The case arose from President Trump's March 2025 invocation of the Alien Enemies Act against alleged members of Tren de Aragua, described in court documents as a Venezuelan criminal gang designated as a foreign terrorist organization. After suspected gang members were placed on planes to El Salvador, a D.C. district court issued a temporary restraining order enjoining the government from removing class members pursuant to the presidential proclamation.
The Supreme Court later vacated that TRO, holding it was brought under the wrong legal theory in the wrong venue. Despite the Supreme Court's vacatur, the district court proceeded with criminal contempt proceedings, holding there was probable cause that the government violated the TRO by transferring the detainees to Salvadoran custody after the planes landed.
Circuit Judge Rao, writing for a 2-1 panel joined by Judge Walker, rejected the district court's interpretation of its own order. "Criminal contempt cannot lie for transferring custody when the TRO was entirely silent as to that requirement," Judge Rao wrote.

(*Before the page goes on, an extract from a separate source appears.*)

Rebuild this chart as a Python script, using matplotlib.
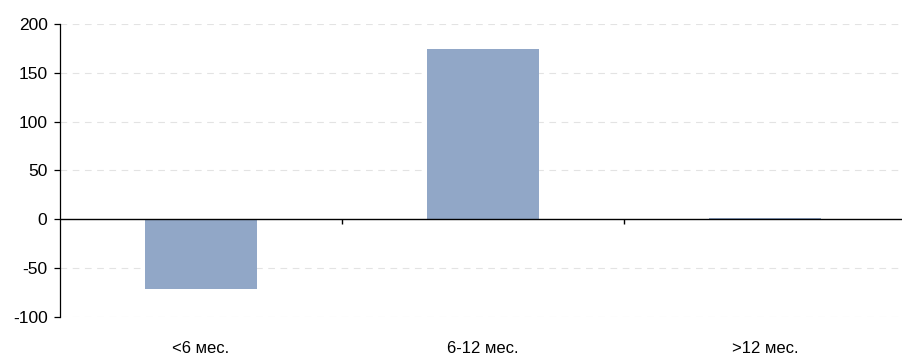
import matplotlib.pyplot as plt
import numpy as np

plt.rcParams['font.family'] = ['Liberation Sans', 'DejaVu Sans']

categories = ['<6 мес.', '6-12 мес.', '>12 мес.']
values = [-71.5, 174, 1]
yticks = [-100, -50, 0, 50, 100, 150, 200]

fig = plt.figure(figsize=(9.03, 3.56), dpi=100)
ax = fig.add_axes([60 / 903, 39 / 356, 846 / 903, 293 / 356])

x = np.arange(len(categories))
ax.bar(x, values, width=0.4, color='#91a7c7', zorder=2)

ax.set_xlim(-0.5, 2.5)
ax.set_ylim(-100, 200)
ax.set_yticks(yticks)
ax.set_yticklabels([str(v) for v in yticks], fontsize=12.5)
ax.tick_params(axis='y', length=4, width=0.9, pad=5)

# category labels at the bottom
ax.set_xticks(x)
ax.set_xticklabels(categories, fontsize=12)
ax.tick_params(axis='x', length=0, pad=17)

# dashed grid
for v in yticks:
    if v != 0:
        ax.axhline(v, color='#e3e3e3', lw=0.8, ls=(0, (6, 5)), zorder=0)

# zero line with category separators
ax.axhline(0, color='black', lw=1.0, zorder=3)
ax.vlines(x[:-1] + 0.5, -5, 0, color='black', lw=1.0, zorder=3)

for s in ['top', 'right', 'bottom']:
    ax.spines[s].set_visible(False)
ax.spines['left'].set_linewidth(0.9)

fig.savefig('out.png', dpi=100)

The majority concluded that the TRO's prohibition on "removing" detainees referred to territorial removal from the United States, not custody transfers.
The government had identified Secretary Noem as the responsible official but objected to further proceedings as exceeding the court's authority. Judge Rao agreed, writing that "the district court proposes to probe high-level Executive Branch deliberations about matters of national security and diplomacy" in proceedings that constitute "a clear abuse of discretion."
Judge Childs issued a lengthy dissent, arguing that the majority had improperly terminated the district court's factfinding process. "Today, we are not reviewing a judgment of contempt made by the trial court, nor are we even reviewing a referral for a contempt prosecution," Childs wrote. "Instead, we examine an interlocutory order from a district court that... is just trying to understand the events of a single weekend in March."